Repeat what the lines below say, word for word, and skip every image.

MATERIAL FOR THIS TASK:
— start —

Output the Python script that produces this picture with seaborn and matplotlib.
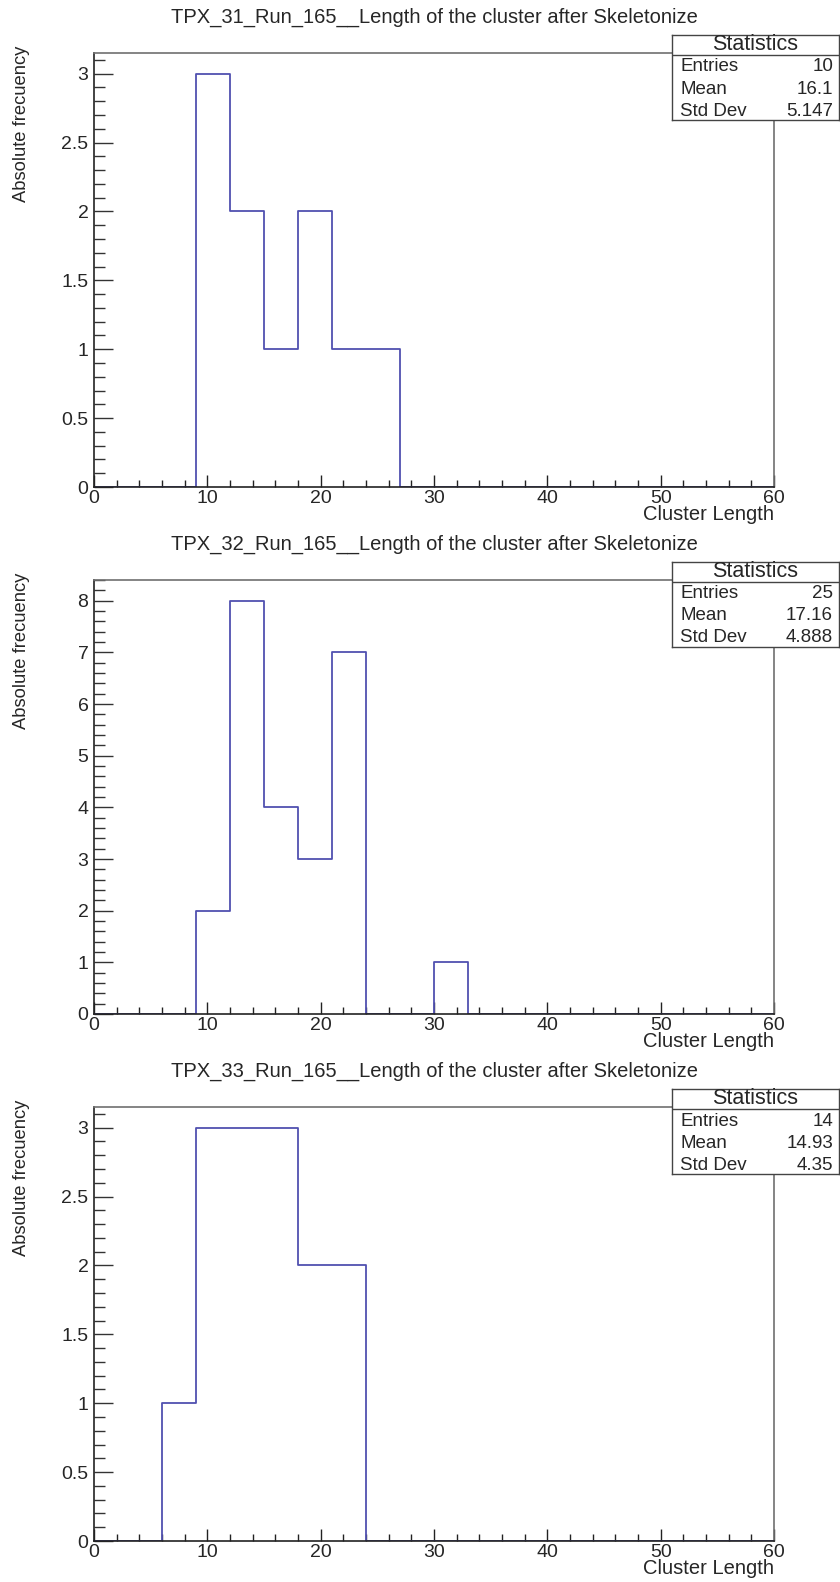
import numpy as np
import matplotlib
matplotlib.use('Agg')
import matplotlib.pyplot as plt
import seaborn as sns
from matplotlib.ticker import MultipleLocator, FuncFormatter

# bins are 3 wide from 0 to 60; only the filled bins are listed
bin_edges = list(range(0, 61, 3))

tpx31_left = [9, 12, 15, 18, 21, 24]
tpx31_counts = [3, 2, 1, 2, 1, 1]

tpx32_left = [9, 12, 15, 18, 21, 30]
tpx32_counts = [2, 8, 4, 3, 7, 1]

tpx33_left = [6, 9, 12, 15, 18, 21]
tpx33_counts = [1, 3, 3, 3, 2, 2]

titles = ['TPX_31_Run_165__Length of the cluster after Skeletonize',
          'TPX_32_Run_165__Length of the cluster after Skeletonize',
          'TPX_33_Run_165__Length of the cluster after Skeletonize']
stat_names = ['Entries', 'Mean', 'Std Dev']
stat_values = [['10', '16.1', '5.147'],
               ['25', '17.16', '4.888'],
               ['14', '14.93', '4.35']]

lefts = [tpx31_left, tpx32_left, tpx33_left]
counts = [tpx31_counts, tpx32_counts, tpx33_counts]

sns.set_style('white')
plt.rcParams['font.family'] = ['Liberation Sans', 'DejaVu Sans']

W, H = 840, 1582
fig = plt.figure(figsize=(W / 100, H / 100), dpi=100)
line_col = '#5050b0'


def rect(x0, y0, x1, y1):
    # pixel box (top-left origin) -> figure fraction
    return [x0 / W, 1 - y1 / H, (x1 - x0) / W, (y1 - y0) / H]


for i in range(3):
    off = 527 * i
    ax = fig.add_axes(rect(94, 53 + off, 774, 487 + off))

    x = np.array(lefts[i]) + 1.5
    sns.histplot(x=x, weights=counts[i], bins=bin_edges, element='step',
                 fill=False, color=line_col, linewidth=1.3, ax=ax)

    ax.set_xlim(0, 60)
    ax.set_ylim(0, 1.05 * max(counts[i]))

    if i == 1:
        ax.yaxis.set_major_locator(MultipleLocator(1))
        ax.yaxis.set_minor_locator(MultipleLocator(0.2))
    else:
        ax.yaxis.set_major_locator(MultipleLocator(0.5))
        ax.yaxis.set_minor_locator(MultipleLocator(0.1))
    ax.xaxis.set_major_locator(MultipleLocator(10))
    ax.xaxis.set_minor_locator(MultipleLocator(2))
    ax.yaxis.set_major_formatter(FuncFormatter(lambda v, p: f'{v:g}'))

    ax.tick_params(axis='y', which='major', direction='in', length=14, width=1,
                   pad=4, labelsize=14, color='#333333', right=False, left=True)
    ax.tick_params(axis='y', which='minor', direction='in', length=8, width=1,
                   color='#333333', right=False, left=True)
    ax.tick_params(axis='x', which='major', direction='in', length=9, width=1,
                   pad=2, labelsize=14, color='#222222', top=False, bottom=True)
    ax.tick_params(axis='x', which='minor', direction='in', length=5, width=1,
                   color='#222222', top=False, bottom=True)

    for s in ['left', 'bottom']:
        ax.spines[s].set_color('#222222')
        ax.spines[s].set_linewidth(1.2)
    for s in ['top', 'right']:
        ax.spines[s].set_color('#707070')
        ax.spines[s].set_linewidth(1.2)

    ax.set_xlabel('Cluster Length', fontsize=14.5, loc='right')
    ax.xaxis.set_label_coords(1.0, -0.042)
    ax.set_ylabel('Absolute frecuency', fontsize=13.2, loc='top')
    ax.yaxis.set_label_coords(-0.094, 1.018)

    fig.text(434 / W, 1 - (17 + off) / H, titles[i], ha='center', va='center',
             fontsize=14.5)

    # statistics box
    sb = fig.add_axes(rect(672, 35 + off, 839, 120 + off))
    sb.set_xlim(0, 167)
    sb.set_ylim(85, 0)
    sb.set_xticks([])
    sb.set_yticks([])
    for s in sb.spines.values():
        s.set_color('#444444')
        s.set_linewidth(1.0)
    sb.axhline(20, color='#444444', lw=1.0)
    sb.text(83.5, 10, 'Statistics', ha='center', va='center', fontsize=15.5)
    for k in range(3):
        yy = 32 + 22 * k
        sb.text(8, yy, stat_names[k], ha='left', va='center', fontsize=13.5)
        sb.text(161, yy, stat_values[i][k], ha='right', va='center', fontsize=13.5)

fig.savefig('out.png', dpi=100)
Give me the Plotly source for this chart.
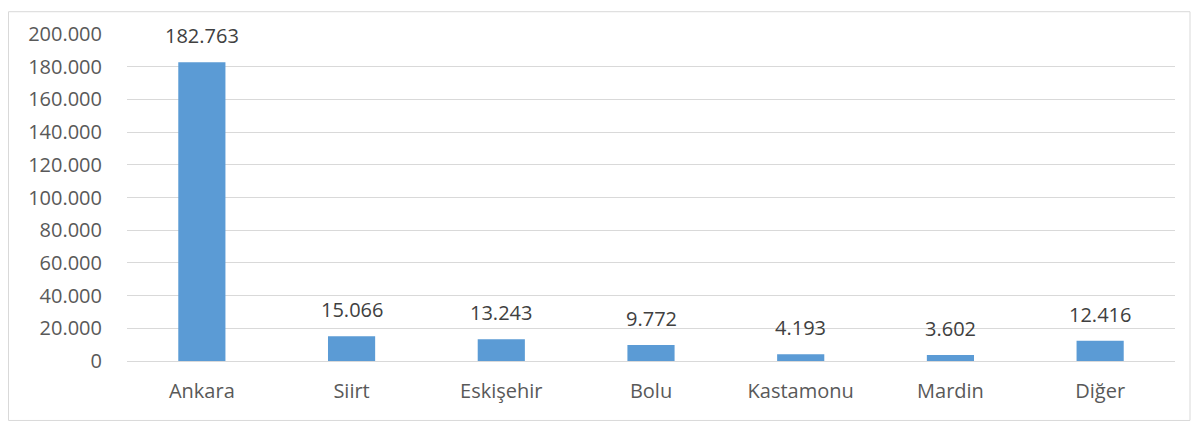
import plotly.graph_objects as go

categories = ["Ankara", "Siirt", "Eskişehir", "Bolu", "Kastamonu", "Mardin", "Diğer"]
values = [182763, 15066, 13243, 9772, 4193, 3602, 12416]
tick_values = [0, 20000, 40000, 60000, 80000, 100000, 120000, 140000, 160000, 180000, 200000]

font_family = "Open Sans, Noto Sans, sans-serif"

# page is rendered with an 8px body margin, so the figure is offset by 8px
L, R, T, B = 119, 33, 23, 70
W, H = 1200, 423
pw, ph = W - L - R, H - T - B

fig = go.Figure(go.Bar(
    x=categories,
    y=values,
    marker=dict(color="#5b9bd5", line=dict(width=0)),
    width=0.315,
    cliponaxis=False,
    hoverinfo="x+y",
))

annotations = [
    dict(x=c, y=v, xref="x", yref="y", text=f"{v:,}".replace(",", "."),
         showarrow=False, yanchor="bottom", yshift=11,
         font=dict(size=20, color="#404040", family=font_family))
    for c, v in zip(categories, values)
]

fig.update_layout(
    width=W, height=H,
    margin=dict(l=L, r=R, t=T, b=B),
    paper_bgcolor="white", plot_bgcolor="white",
    separators=",.",
    showlegend=False,
    font=dict(family=font_family, size=20, color="#595959"),
    xaxis=dict(
        showgrid=False, showline=False, zeroline=False,
        ticks="", ticklabelstandoff=16,
        tickfont=dict(size=20, color="#595959"),
    ),
    yaxis=dict(
        range=[0, 200000], tickvals=tick_values, tickformat=",d",
        showgrid=True, gridcolor="#d9d9d9", gridwidth=1,
        zeroline=True, zerolinecolor="#d9d9d9", zerolinewidth=1,
        showline=False, ticks="", ticklabelstandoff=24,
        tickfont=dict(size=20, color="#595959"),
    ),
    annotations=annotations,
    shapes=[dict(
        type="rect", xref="paper", yref="paper",
        x0=(0.5 - L) / pw, x1=(1182 - L) / pw,
        y0=(H - B - 413) / ph, y1=(H - B - 0.5) / ph,
        line=dict(color="#d9d9d9", width=1), layer="below",
    )],
)

fig.write_html("out.html")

— end —

FULL OUTPUT:
Output the Python script that produces this picture with seaborn and matplotlib.
import numpy as np
import matplotlib
matplotlib.use('Agg')
import matplotlib.pyplot as plt
import seaborn as sns
from matplotlib.ticker import MultipleLocator, FuncFormatter

# bins are 3 wide from 0 to 60; only the filled bins are listed
bin_edges = list(range(0, 61, 3))

tpx31_left = [9, 12, 15, 18, 21, 24]
tpx31_counts = [3, 2, 1, 2, 1, 1]

tpx32_left = [9, 12, 15, 18, 21, 30]
tpx32_counts = [2, 8, 4, 3, 7, 1]

tpx33_left = [6, 9, 12, 15, 18, 21]
tpx33_counts = [1, 3, 3, 3, 2, 2]

titles = ['TPX_31_Run_165__Length of the cluster after Skeletonize',
          'TPX_32_Run_165__Length of the cluster after Skeletonize',
          'TPX_33_Run_165__Length of the cluster after Skeletonize']
stat_names = ['Entries', 'Mean', 'Std Dev']
stat_values = [['10', '16.1', '5.147'],
               ['25', '17.16', '4.888'],
               ['14', '14.93', '4.35']]

lefts = [tpx31_left, tpx32_left, tpx33_left]
counts = [tpx31_counts, tpx32_counts, tpx33_counts]

sns.set_style('white')
plt.rcParams['font.family'] = ['Liberation Sans', 'DejaVu Sans']

W, H = 840, 1582
fig = plt.figure(figsize=(W / 100, H / 100), dpi=100)
line_col = '#5050b0'


def rect(x0, y0, x1, y1):
    # pixel box (top-left origin) -> figure fraction
    return [x0 / W, 1 - y1 / H, (x1 - x0) / W, (y1 - y0) / H]


for i in range(3):
    off = 527 * i
    ax = fig.add_axes(rect(94, 53 + off, 774, 487 + off))

    x = np.array(lefts[i]) + 1.5
    sns.histplot(x=x, weights=counts[i], bins=bin_edges, element='step',
                 fill=False, color=line_col, linewidth=1.3, ax=ax)

    ax.set_xlim(0, 60)
    ax.set_ylim(0, 1.05 * max(counts[i]))

    if i == 1:
        ax.yaxis.set_major_locator(MultipleLocator(1))
        ax.yaxis.set_minor_locator(MultipleLocator(0.2))
    else:
        ax.yaxis.set_major_locator(MultipleLocator(0.5))
        ax.yaxis.set_minor_locator(MultipleLocator(0.1))
    ax.xaxis.set_major_locator(MultipleLocator(10))
    ax.xaxis.set_minor_locator(MultipleLocator(2))
    ax.yaxis.set_major_formatter(FuncFormatter(lambda v, p: f'{v:g}'))

    ax.tick_params(axis='y', which='major', direction='in', length=14, width=1,
                   pad=4, labelsize=14, color='#333333', right=False, left=True)
    ax.tick_params(axis='y', which='minor', direction='in', length=8, width=1,
                   color='#333333', right=False, left=True)
    ax.tick_params(axis='x', which='major', direction='in', length=9, width=1,
                   pad=2, labelsize=14, color='#222222', top=False, bottom=True)
    ax.tick_params(axis='x', which='minor', direction='in', length=5, width=1,
                   color='#222222', top=False, bottom=True)

    for s in ['left', 'bottom']:
        ax.spines[s].set_color('#222222')
        ax.spines[s].set_linewidth(1.2)
    for s in ['top', 'right']:
        ax.spines[s].set_color('#707070')
        ax.spines[s].set_linewidth(1.2)

    ax.set_xlabel('Cluster Length', fontsize=14.5, loc='right')
    ax.xaxis.set_label_coords(1.0, -0.042)
    ax.set_ylabel('Absolute frecuency', fontsize=13.2, loc='top')
    ax.yaxis.set_label_coords(-0.094, 1.018)

    fig.text(434 / W, 1 - (17 + off) / H, titles[i], ha='center', va='center',
             fontsize=14.5)

    # statistics box
    sb = fig.add_axes(rect(672, 35 + off, 839, 120 + off))
    sb.set_xlim(0, 167)
    sb.set_ylim(85, 0)
    sb.set_xticks([])
    sb.set_yticks([])
    for s in sb.spines.values():
        s.set_color('#444444')
        s.set_linewidth(1.0)
    sb.axhline(20, color='#444444', lw=1.0)
    sb.text(83.5, 10, 'Statistics', ha='center', va='center', fontsize=15.5)
    for k in range(3):
        yy = 32 + 22 * k
        sb.text(8, yy, stat_names[k], ha='left', va='center', fontsize=13.5)
        sb.text(161, yy, stat_values[i][k], ha='right', va='center', fontsize=13.5)

fig.savefig('out.png', dpi=100)
Give me the Plotly source for this chart.
import plotly.graph_objects as go

categories = ["Ankara", "Siirt", "Eskişehir", "Bolu", "Kastamonu", "Mardin", "Diğer"]
values = [182763, 15066, 13243, 9772, 4193, 3602, 12416]
tick_values = [0, 20000, 40000, 60000, 80000, 100000, 120000, 140000, 160000, 180000, 200000]

font_family = "Open Sans, Noto Sans, sans-serif"

# page is rendered with an 8px body margin, so the figure is offset by 8px
L, R, T, B = 119, 33, 23, 70
W, H = 1200, 423
pw, ph = W - L - R, H - T - B

fig = go.Figure(go.Bar(
    x=categories,
    y=values,
    marker=dict(color="#5b9bd5", line=dict(width=0)),
    width=0.315,
    cliponaxis=False,
    hoverinfo="x+y",
))

annotations = [
    dict(x=c, y=v, xref="x", yref="y", text=f"{v:,}".replace(",", "."),
         showarrow=False, yanchor="bottom", yshift=11,
         font=dict(size=20, color="#404040", family=font_family))
    for c, v in zip(categories, values)
]

fig.update_layout(
    width=W, height=H,
    margin=dict(l=L, r=R, t=T, b=B),
    paper_bgcolor="white", plot_bgcolor="white",
    separators=",.",
    showlegend=False,
    font=dict(family=font_family, size=20, color="#595959"),
    xaxis=dict(
        showgrid=False, showline=False, zeroline=False,
        ticks="", ticklabelstandoff=16,
        tickfont=dict(size=20, color="#595959"),
    ),
    yaxis=dict(
        range=[0, 200000], tickvals=tick_values, tickformat=",d",
        showgrid=True, gridcolor="#d9d9d9", gridwidth=1,
        zeroline=True, zerolinecolor="#d9d9d9", zerolinewidth=1,
        showline=False, ticks="", ticklabelstandoff=24,
        tickfont=dict(size=20, color="#595959"),
    ),
    annotations=annotations,
    shapes=[dict(
        type="rect", xref="paper", yref="paper",
        x0=(0.5 - L) / pw, x1=(1182 - L) / pw,
        y0=(H - B - 413) / ph, y1=(H - B - 0.5) / ph,
        line=dict(color="#d9d9d9", width=1), layer="below",
    )],
)

fig.write_html("out.html")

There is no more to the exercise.